__REQUIRED WORK__. The lines to extract run from the start of the records through the line with "Chart.register(...registerables);", both ends included; drop the pictures.

---------- DATA RECORDS ----------

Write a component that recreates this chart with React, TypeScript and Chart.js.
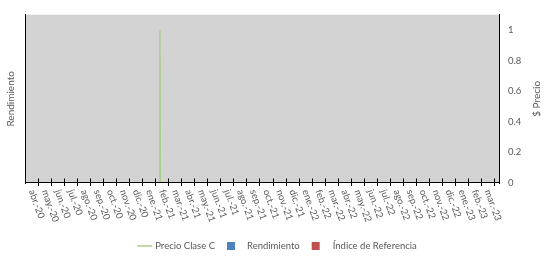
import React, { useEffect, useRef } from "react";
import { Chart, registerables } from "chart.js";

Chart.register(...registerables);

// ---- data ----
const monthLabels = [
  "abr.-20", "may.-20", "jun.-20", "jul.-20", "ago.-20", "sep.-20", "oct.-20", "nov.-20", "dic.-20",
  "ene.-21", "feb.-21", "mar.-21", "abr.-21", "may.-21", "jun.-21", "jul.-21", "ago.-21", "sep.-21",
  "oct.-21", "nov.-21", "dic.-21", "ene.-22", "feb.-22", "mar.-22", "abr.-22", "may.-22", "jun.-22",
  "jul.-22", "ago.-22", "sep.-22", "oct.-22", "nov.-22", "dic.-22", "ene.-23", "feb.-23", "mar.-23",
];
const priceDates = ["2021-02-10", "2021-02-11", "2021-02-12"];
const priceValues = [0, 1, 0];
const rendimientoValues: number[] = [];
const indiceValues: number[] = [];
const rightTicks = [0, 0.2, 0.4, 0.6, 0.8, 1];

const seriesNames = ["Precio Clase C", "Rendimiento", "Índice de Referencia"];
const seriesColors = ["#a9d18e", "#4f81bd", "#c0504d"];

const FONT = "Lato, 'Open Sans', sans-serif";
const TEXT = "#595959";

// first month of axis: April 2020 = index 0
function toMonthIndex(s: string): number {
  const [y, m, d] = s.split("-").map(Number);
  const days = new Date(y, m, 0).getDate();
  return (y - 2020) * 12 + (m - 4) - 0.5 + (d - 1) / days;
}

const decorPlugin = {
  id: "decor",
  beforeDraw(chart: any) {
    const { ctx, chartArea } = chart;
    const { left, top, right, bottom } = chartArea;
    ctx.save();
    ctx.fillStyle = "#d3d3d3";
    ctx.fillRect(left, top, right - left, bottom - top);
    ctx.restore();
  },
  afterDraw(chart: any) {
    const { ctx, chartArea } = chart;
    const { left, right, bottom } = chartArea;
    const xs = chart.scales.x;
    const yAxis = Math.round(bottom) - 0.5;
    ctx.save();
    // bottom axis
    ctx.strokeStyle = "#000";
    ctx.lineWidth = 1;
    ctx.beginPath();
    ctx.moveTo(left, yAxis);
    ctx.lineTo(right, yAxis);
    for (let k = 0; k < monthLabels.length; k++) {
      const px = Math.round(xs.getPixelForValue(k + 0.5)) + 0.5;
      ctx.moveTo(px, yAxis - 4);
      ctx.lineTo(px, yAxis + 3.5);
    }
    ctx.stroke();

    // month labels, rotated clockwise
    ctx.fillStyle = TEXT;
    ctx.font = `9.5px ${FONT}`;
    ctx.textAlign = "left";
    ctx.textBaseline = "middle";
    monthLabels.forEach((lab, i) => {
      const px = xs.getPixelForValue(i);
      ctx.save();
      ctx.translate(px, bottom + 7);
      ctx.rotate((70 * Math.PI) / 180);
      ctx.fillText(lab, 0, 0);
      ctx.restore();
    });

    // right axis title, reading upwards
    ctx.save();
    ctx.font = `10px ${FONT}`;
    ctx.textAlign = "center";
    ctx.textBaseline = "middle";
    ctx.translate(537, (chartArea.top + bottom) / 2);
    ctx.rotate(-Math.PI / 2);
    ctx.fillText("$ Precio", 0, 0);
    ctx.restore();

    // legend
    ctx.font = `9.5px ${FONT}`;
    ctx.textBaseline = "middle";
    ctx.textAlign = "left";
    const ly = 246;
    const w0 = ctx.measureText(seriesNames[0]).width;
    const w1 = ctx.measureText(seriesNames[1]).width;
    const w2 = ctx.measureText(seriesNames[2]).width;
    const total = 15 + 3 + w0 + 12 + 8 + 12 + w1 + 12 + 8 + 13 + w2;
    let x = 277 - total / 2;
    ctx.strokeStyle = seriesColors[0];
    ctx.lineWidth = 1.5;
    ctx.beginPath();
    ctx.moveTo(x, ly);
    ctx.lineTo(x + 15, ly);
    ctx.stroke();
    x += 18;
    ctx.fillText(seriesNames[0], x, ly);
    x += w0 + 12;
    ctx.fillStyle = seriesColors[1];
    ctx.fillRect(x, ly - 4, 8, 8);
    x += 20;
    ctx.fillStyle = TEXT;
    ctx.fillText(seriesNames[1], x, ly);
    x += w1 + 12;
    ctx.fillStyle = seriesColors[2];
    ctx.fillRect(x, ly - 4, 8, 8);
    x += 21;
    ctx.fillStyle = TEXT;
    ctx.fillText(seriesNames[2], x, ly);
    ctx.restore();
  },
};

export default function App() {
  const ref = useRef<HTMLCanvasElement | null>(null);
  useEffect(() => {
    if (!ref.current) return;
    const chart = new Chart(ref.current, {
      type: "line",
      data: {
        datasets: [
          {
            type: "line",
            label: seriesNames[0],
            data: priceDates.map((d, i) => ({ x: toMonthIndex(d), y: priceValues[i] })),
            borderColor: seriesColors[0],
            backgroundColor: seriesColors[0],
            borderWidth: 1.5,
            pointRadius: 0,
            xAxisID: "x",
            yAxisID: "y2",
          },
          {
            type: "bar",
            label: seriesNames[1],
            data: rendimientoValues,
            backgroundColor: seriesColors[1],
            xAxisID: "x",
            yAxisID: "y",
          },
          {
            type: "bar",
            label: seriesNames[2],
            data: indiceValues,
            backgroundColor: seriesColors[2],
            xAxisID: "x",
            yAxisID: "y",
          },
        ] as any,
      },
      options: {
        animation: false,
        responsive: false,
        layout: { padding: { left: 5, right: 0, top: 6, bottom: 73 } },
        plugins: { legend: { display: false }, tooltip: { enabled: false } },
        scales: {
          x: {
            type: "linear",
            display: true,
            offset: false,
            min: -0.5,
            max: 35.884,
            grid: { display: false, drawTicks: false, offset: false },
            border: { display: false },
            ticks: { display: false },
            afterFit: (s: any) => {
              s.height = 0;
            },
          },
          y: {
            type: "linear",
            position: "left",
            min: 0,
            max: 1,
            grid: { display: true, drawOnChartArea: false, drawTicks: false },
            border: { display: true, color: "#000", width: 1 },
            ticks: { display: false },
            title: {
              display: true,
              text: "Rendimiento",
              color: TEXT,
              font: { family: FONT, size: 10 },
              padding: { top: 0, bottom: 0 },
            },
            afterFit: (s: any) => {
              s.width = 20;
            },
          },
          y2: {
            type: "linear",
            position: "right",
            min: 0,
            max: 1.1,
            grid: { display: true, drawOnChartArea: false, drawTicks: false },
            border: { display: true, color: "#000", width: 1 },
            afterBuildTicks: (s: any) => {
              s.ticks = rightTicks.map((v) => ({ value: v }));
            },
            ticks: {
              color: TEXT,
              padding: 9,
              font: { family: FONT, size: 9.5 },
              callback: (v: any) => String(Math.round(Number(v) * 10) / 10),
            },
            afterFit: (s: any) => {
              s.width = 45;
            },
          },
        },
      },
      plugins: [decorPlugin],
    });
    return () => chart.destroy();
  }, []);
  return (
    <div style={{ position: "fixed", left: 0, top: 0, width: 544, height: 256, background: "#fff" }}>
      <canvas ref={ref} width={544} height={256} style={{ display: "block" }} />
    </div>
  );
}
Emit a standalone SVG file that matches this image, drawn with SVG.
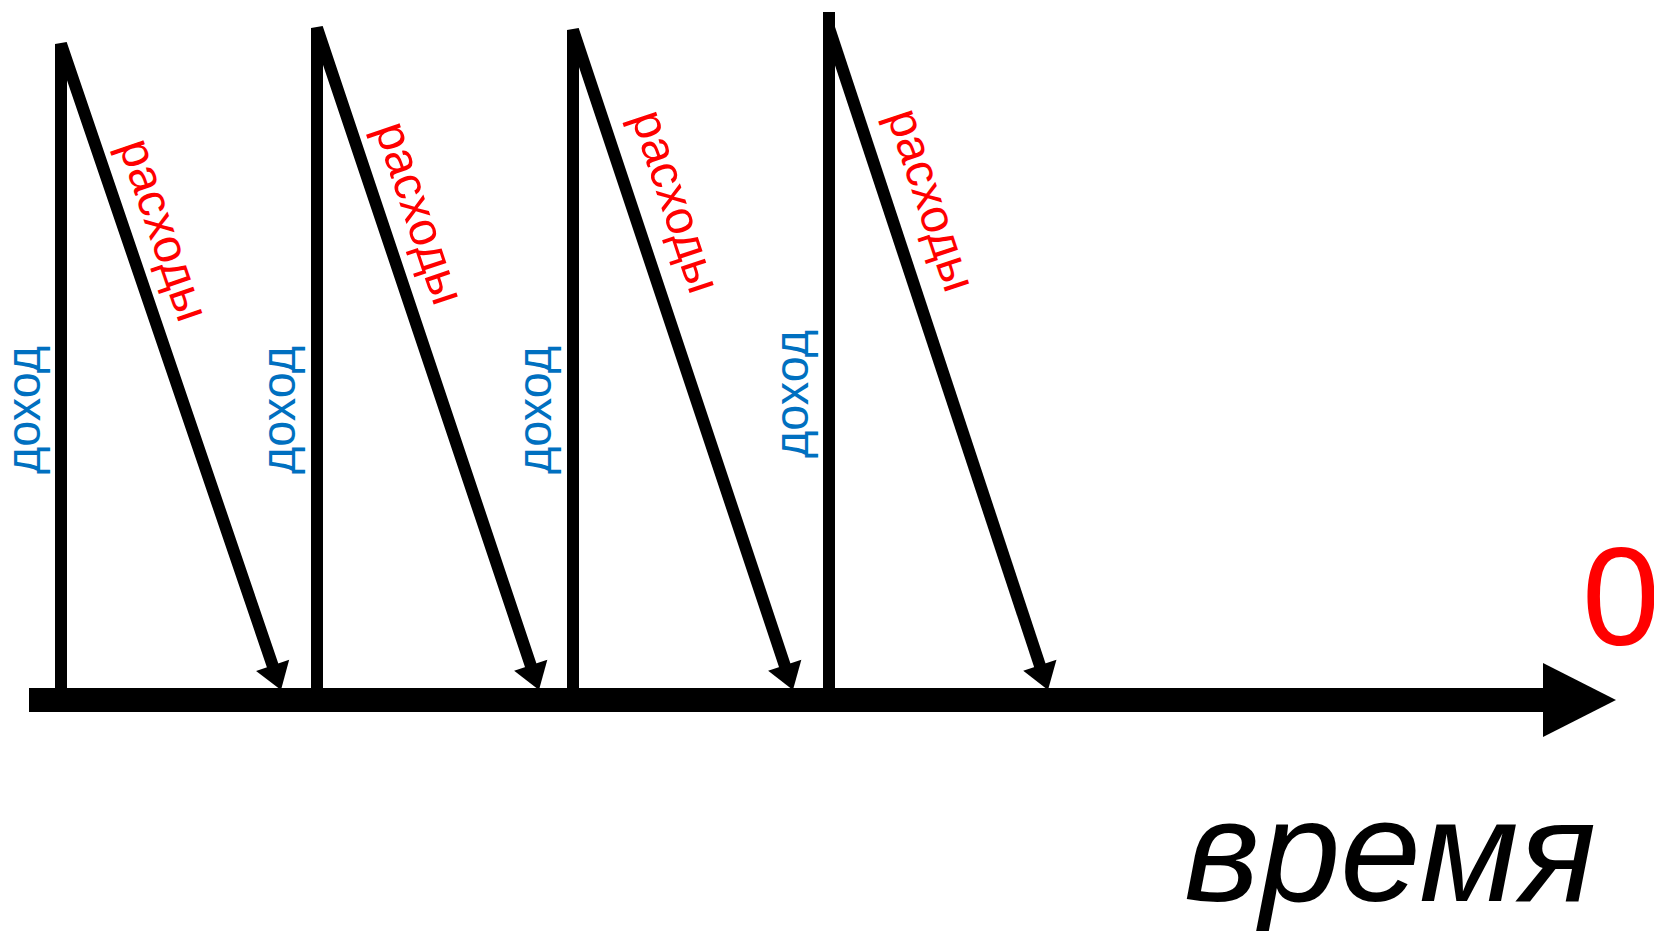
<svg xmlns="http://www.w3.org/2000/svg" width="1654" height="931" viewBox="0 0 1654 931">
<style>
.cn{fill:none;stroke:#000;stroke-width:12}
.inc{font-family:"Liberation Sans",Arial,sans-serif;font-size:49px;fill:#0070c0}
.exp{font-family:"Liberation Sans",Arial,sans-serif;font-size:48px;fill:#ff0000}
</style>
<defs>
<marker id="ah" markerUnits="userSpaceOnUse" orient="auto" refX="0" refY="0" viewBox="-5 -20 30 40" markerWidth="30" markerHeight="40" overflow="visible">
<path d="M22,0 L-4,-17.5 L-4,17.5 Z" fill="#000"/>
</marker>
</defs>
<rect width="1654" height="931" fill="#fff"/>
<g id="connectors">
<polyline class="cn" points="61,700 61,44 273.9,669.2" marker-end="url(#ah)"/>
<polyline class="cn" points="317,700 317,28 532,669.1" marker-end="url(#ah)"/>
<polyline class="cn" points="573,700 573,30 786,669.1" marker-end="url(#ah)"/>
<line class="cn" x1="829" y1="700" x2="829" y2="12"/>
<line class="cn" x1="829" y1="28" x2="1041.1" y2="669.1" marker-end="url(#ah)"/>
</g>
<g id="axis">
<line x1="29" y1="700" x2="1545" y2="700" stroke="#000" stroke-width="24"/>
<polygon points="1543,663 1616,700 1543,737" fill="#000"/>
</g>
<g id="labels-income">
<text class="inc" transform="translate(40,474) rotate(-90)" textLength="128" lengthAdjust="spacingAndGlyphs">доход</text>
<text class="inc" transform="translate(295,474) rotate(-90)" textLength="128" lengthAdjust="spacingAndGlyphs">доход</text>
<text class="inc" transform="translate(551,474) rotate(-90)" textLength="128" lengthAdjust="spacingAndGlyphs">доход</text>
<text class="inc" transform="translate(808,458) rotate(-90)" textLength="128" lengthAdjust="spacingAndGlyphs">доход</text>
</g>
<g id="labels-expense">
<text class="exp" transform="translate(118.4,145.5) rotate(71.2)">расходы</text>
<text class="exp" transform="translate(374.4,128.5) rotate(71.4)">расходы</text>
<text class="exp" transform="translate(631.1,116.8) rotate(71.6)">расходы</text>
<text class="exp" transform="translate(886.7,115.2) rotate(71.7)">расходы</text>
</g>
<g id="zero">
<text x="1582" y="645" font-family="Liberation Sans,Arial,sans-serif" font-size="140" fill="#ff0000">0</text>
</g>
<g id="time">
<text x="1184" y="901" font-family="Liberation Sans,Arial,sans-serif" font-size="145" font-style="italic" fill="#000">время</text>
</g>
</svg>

----------

__SOLUTION TO THIS EXERCISE__.
Write a component that recreates this chart with React, TypeScript and Chart.js.
import React, { useEffect, useRef } from "react";
import { Chart, registerables } from "chart.js";

Chart.register(...registerables);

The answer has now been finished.